The Ultimate Violation
In the late 1970’s, Judith Rowland found herself involved in the prosecution of four rape cases through which she gradually developed a new legal tactic. She began to use expert witnesses to instruct juries in the new knowledge being developed in the study of rape. Juries heard about how rape affects its victims, especially through the resulting, recently identified, rape-trauma syndrome.
The trials in question involved cases where the occurrence of sexual relations between the accused and the alleged victim was not in question; consent, or the lack of it was the issue. Rowland reasoned that if a jury could be instructed abut rape-trauma syndrome, then shown that the alleged rape victim suffered from it, this would corroborate the claim of forced sex.
The evolution of this new strategy is made clear through detailed descriptions of the four trials involved.
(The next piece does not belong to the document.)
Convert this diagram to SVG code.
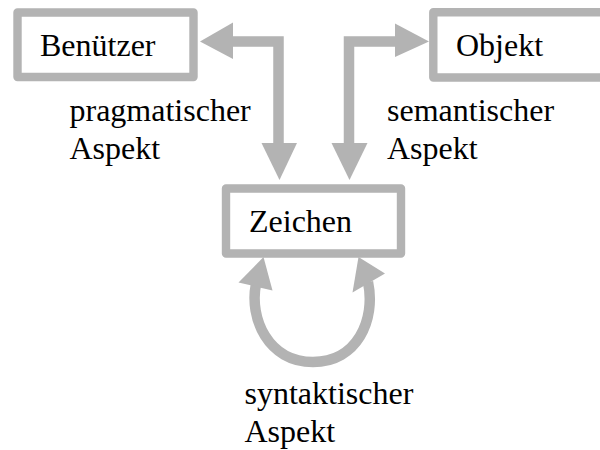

These sections of the book read like a novel. Rowland’s questioning of witnesses repeatedly builds to points of suspense which keep the reader enthralled. She clearly describes her actions and thought processes as she moved from an interest in rape cases to pioneering legal work in the area.
The cases described were, for the most part, upheld on appeal, but the author’s use of expert witnesses was not. Higher courts generally held that juries did not need expert advice and that issues related to rape are easily solved with common sense. Rowland demonstrates in her book, however, that this is not so, and, in the process, opens the eyes of the reader.